Funeral services were held on Sunday to commemorate 17 lives lost a week ago when New York City’s deadliest fire in decades tore through an apartment building in the Bronx. All the victims were of West African origin, from Gambia, Mali and Guinea. Half of them were children; the youngest was 2.
Fifteen caskets arrived at the Islamic Cultural Center on Sunday morning, at around the same time of day that the tragedy had occurred a week earlier, when a space heater caught fire. (A separate service had been held on Wednesday for the other two victims, from Mali.)
Many residents had complained about insufficient heating, and many of the families in the building owned space heaters.
The leader of the Islamic center, Sheikh Musa Drammeh, used the occasion to denounce the living conditions that allowed the fire to occur, directing his words to elected officials who had arrived to pay their respects, including Mayor Eric Adams, Senator Chuck Schumer and Attorney General Letitia James.
“If these people lived in Midtown Manhattan, this wouldn’t have happened. They would not have needed space heaters. The conditions in which they lived in the Bronx caused their death,” he said, turning toward the officials and adding: “Mr. Mayor, you heard? Mr. Schumer, you heard?”

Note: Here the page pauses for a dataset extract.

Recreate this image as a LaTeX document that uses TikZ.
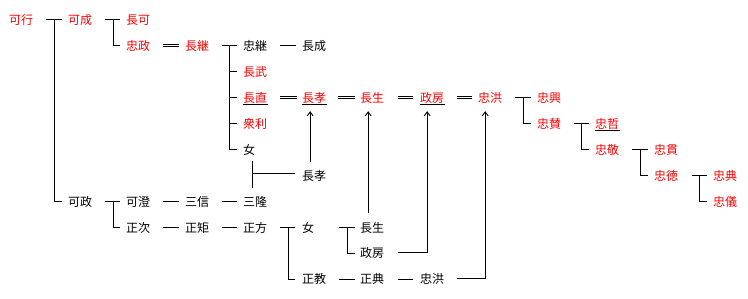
\documentclass[tikz,border=0pt]{standalone}
\usepackage{fontspec}
\setmainfont{Noto Sans CJK JP}
\usetikzlibrary{arrows.meta,calc}
\begin{document}
\begin{tikzpicture}[x=1pt,y=-1pt,
  nm/.style={anchor=west,inner sep=0pt,text height=10.6pt,text depth=1.4pt,font=\fontsize{12}{12}\selectfont},
  rn/.style={nm,text=red},
  bn/.style={nm,text=black},
  ln/.style={line width=0.9pt,black},
  dbl/.style={line width=0.8pt,double,double distance=1.6pt},
  arr/.style={ln,-{Straight Barb[length=4pt,width=6pt]}},
  ul/.style={line width=0.9pt,black}]
\path[use as bounding box,fill=white] (0,0) rectangle (748,299);
% row 1
\node[rn] (kagyo) at (9,19.5) {可行};
\node[rn] (kasei) at (68,19.5) {可成};
\node[rn] (chka) at (126,19.5) {長可};
% row 2
\node[rn] (tmasa) at (126,45.5) {忠政};
\node[rn] (ntsugu) at (185,45.5) {長継};
\node[bn] (ttsugu) at (243,45.5) {忠継};
\node[bn] (nshige) at (302,45.5) {長成};
% row 3
\node[rn] (ntake) at (243,71.5) {長武};
% row 4
\node[rn] (nnao) at (243,97.5) {長直};
\node[rn] (ta) at (302,97.5) {長孝};
\node[rn] (sa) at (360,97.5) {長生};
\node[rn] (pa) at (420,97.5) {政房};
\node[rn] (ca) at (478,97.5) {忠洪};
\node[rn] (toki) at (537,97.5) {忠興};
% row 5
\node[rn] (shuri) at (243,123.5) {衆利};
\node[rn] (tsan) at (537,123.5) {忠賛};
\node[rn] (ttet) at (595,123.5) {忠哲};
% row 6
\node[bn] (onna1) at (243,149.5) {女};
\node[rn] (tkei) at (595,149.5) {忠敬};
\node[rn] (tkan) at (654,149.5) {忠貫};
% row 7
\node[bn] (tb) at (302,175.5) {長孝};
\node[rn] (ttoku) at (654,175.5) {忠徳};
\node[rn] (tten) at (713,175.5) {忠典};
% row 8
\node[bn] (kasei2) at (68,201.5) {可政};
\node[bn] (kacho) at (126,201.5) {可澄};
\node[bn] (sshin) at (185,201.5) {三信};
\node[bn] (sryu) at (243,201.5) {三隆};
\node[rn] (tgi) at (713,201.5) {忠儀};
% row 9
\node[bn] (mtsugu) at (126,227.5) {正次};
\node[bn] (mnori) at (185,227.5) {正矩};
\node[bn] (mkata) at (243,227.5) {正方};
\node[bn] (onna2) at (302,227.5) {女};
\node[bn] (sb) at (360,227.5) {長生};
% row 10
\node[bn] (pb) at (360,253) {政房};
% row 11
\node[bn] (mkyo) at (302,279) {正教};
\node[bn] (mten) at (360,279) {正典};
\node[bn] (cb) at (420,279) {忠洪};

% branches
\draw[ln] ([xshift=13pt]kagyo.east) -- ([xshift=-6pt]kasei.west);
\draw[ln] ([xshift=-14pt]kasei.west) |- ([xshift=-6pt]kasei2.west);
\draw[ln] ([xshift=13pt]kasei.east) -- ([xshift=-6pt]chka.west);
\draw[ln] ([xshift=-13pt]chka.west) |- ([xshift=-6pt]tmasa.west);
\draw[dbl] ([xshift=13pt]tmasa.east) -- ([xshift=-6pt]ntsugu.west);
\draw[ln] ([xshift=13pt]ntsugu.east) -- ([xshift=-6pt]ttsugu.west);
\draw[ln] ([xshift=-14pt]ttsugu.west) |- ([xshift=-6pt]onna1.west);
\draw[ln] ([xshift=-14pt]ntake.west) -- ([xshift=-6pt]ntake.west);
\draw[ln] ([xshift=-14pt]nnao.west) -- ([xshift=-6pt]nnao.west);
\draw[ln] ([xshift=-14pt]shuri.west) -- ([xshift=-6pt]shuri.west);
\draw[ln] ([xshift=13pt]ttsugu.east) -- ([xshift=-6pt]nshige.west);
% double lines row 4
\draw[dbl] ([xshift=13pt]nnao.east) -- ([xshift=-5pt]ta.west);
\draw[dbl] ([xshift=12pt]ta.east) -- ([xshift=-5pt]sa.west);
\draw[dbl] ([xshift=14pt]sa.east) -- ([xshift=-7pt]pa.west);
\draw[dbl] ([xshift=13pt]pa.east) -- ([xshift=-6pt]ca.west);
% right tree
\draw[ln] ([xshift=13pt]ca.east) -- ([xshift=-6pt]toki.west);
\draw[ln] ([xshift=-14pt]toki.west) |- ([xshift=-6pt]tsan.west);
\draw[ln] ([xshift=13pt]tsan.east) -- ([xshift=-6pt]ttet.west);
\draw[ln] ([xshift=-14pt]ttet.west) |- ([xshift=-6pt]tkei.west);
\draw[ln] ([xshift=13pt]tkei.east) -- ([xshift=-6pt]tkan.west);
\draw[ln] ([xshift=-14pt]tkan.west) |- ([xshift=-6pt]ttoku.west);
\draw[ln] ([xshift=14pt]ttoku.east) -- ([xshift=-6pt]tten.west);
\draw[ln] ([xshift=-14pt]tten.west) |- ([xshift=-6pt]tgi.west);
% 女 + 三隆 -> 長孝
\coordinate (j1) at ([xshift=3pt,yshift=-5.5pt]onna1.south);
\coordinate (j2) at ([xshift=-3pt,yshift=7.5pt]sryu.north);
\draw[ln] (j1) -- (j2 -| j1);
\draw[ln] ([yshift=2pt]tb.west -| j1) -- ([xshift=-7pt,yshift=2pt]tb.west);
% lower rows
\draw[ln] ([xshift=13pt]kasei2.east) -- ([xshift=-6pt]kacho.west);
\draw[ln] ([xshift=-13pt]kacho.west) |- ([xshift=-6pt]mtsugu.west);
\draw[ln] ([xshift=13pt]kacho.east) -- ([xshift=-6pt]sshin.west);
\draw[ln] ([xshift=13pt]sshin.east) -- ([xshift=-6pt]sryu.west);
\draw[ln] ([xshift=13pt]mtsugu.east) -- ([xshift=-6pt]mnori.west);
\draw[ln] ([xshift=13pt]mnori.east) -- ([xshift=-6pt]mkata.west);
\draw[ln] ([xshift=13pt]mkata.east) -- ([xshift=-7pt]onna2.west);
\draw[ln] ([xshift=-14pt]onna2.west) |- ([xshift=-7pt]mkyo.west);
\draw[ln] ([xshift=25pt]onna2.east) -- ([xshift=-5pt]sb.west);
\draw[ln] ([xshift=-13pt]sb.west) |- ([xshift=-5pt]pb.west);
\draw[ln] ([xshift=13pt]mkyo.east) -- ([xshift=-5pt]mten.west);
\draw[ln] ([xshift=14pt]mten.east) -- ([xshift=-7pt]cb.west);
% arrows
\draw[arr] ([xshift=-4pt,yshift=7.5pt]tb.north) -- ([xshift=-4pt,yshift=-7.5pt]ta.south);
\draw[arr] ([xshift=-4pt,yshift=8pt]sb.north) -- ([xshift=-4pt,yshift=-7.5pt]sa.south);
\draw[arr] ([xshift=14pt,yshift=1pt]pb.east) -| ([xshift=-5pt,yshift=-7.5pt]pa.south);
\draw[arr] ([xshift=13pt,yshift=1pt]cb.east) -| ([xshift=-5pt,yshift=-7.5pt]ca.south);
% underlines
\draw[ul] ([yshift=-0.5pt]nnao.south west) -- ([xshift=1pt,yshift=-0.5pt]nnao.south east);
\draw[ul] ([yshift=-0.5pt]ta.south west) -- ([xshift=1pt,yshift=-0.5pt]ta.south east);
\draw[ul] ([yshift=-0.5pt]pa.south west) -- ([xshift=1pt,yshift=-0.5pt]pa.south east);
\draw[ul] ([yshift=-0.5pt]ttet.south west) -- ([xshift=1pt,yshift=-0.5pt]ttet.south east);
\end{tikzpicture}
\end{document}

What follows are scenes from the community mourning over the weekend:
A crowd gathered outside the Islamic Cultural Center on Sunday.

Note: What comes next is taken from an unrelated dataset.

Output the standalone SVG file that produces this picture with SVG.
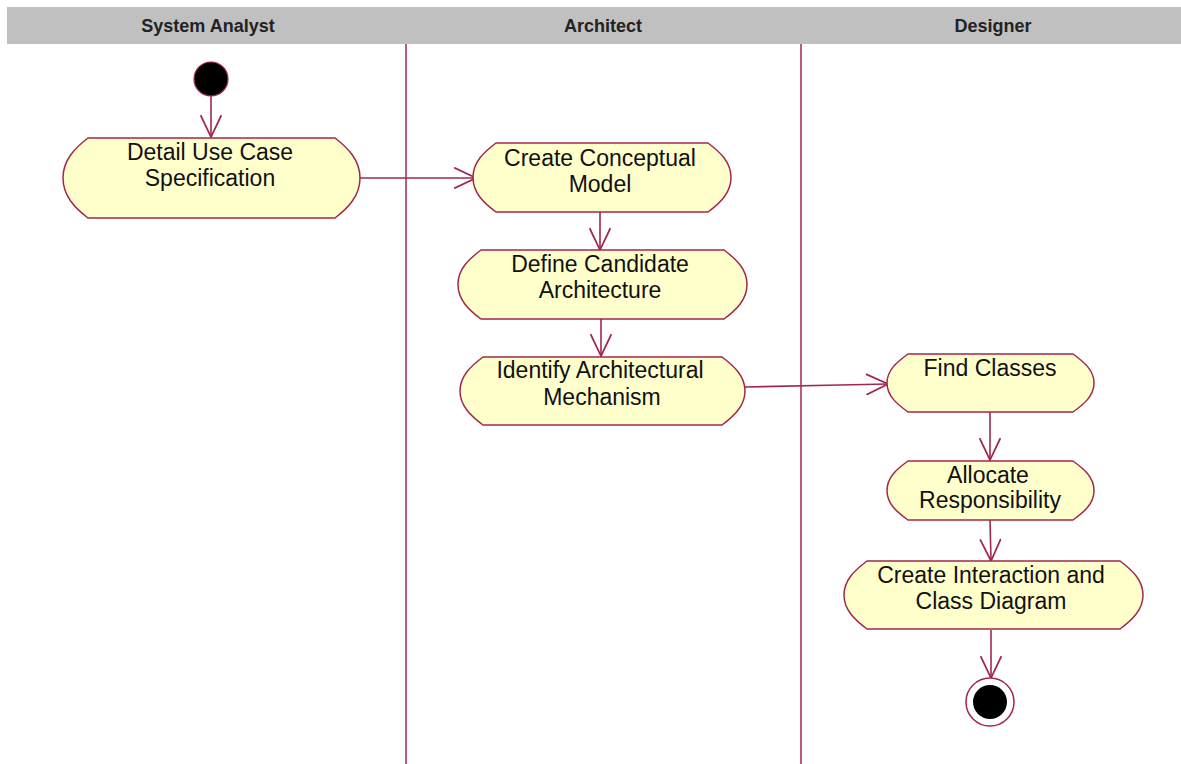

Family members and neighbors gathered in tents as the caskets arrived at the center on Sunday, one for women and another for male mourners.
Mourners walked into the center for the prayer service on Sunday.
Photos of the victims were placed on a memorial in front of the Twin Parks North West building on Friday.
The crowd watched as coffins were brought into the center on Sunday.
Hearses lined the streets as the coffins arrived.
Anita Konate cried for the fire victims as she stood outside the center on Sunday.
Mourners held onto a coffin as it is rolled through the crowd.
The men’s prayer room was packed Sunday morning.
Members of the New York City Fire Department attended the prayer service.
The room was packed so tightly that the imam had to repeatedly shout to clear a path so that the coffins could be brought in and be arranged.
“What is happening here in the Bronx, it is what is happening across our city, where the communities with Black, brown and immigrant people are,” New York City Mayor Eric Adams said on Sunday. “It’s time to end those inequalities so we don’t have our babies and our families torn apart by tragedy. The American dream for too many burned in that fire.”
The community at Masjid-Ur-Rahmah grieved while Imam Musa Kabba delivered a sermon during a separate prayer service on Friday.
The victims, who included eight children, lost their lives from smoke inhalation, according to the city’s medical examiner.
Those who could not get inside the center for the Sunday service watched through the windows.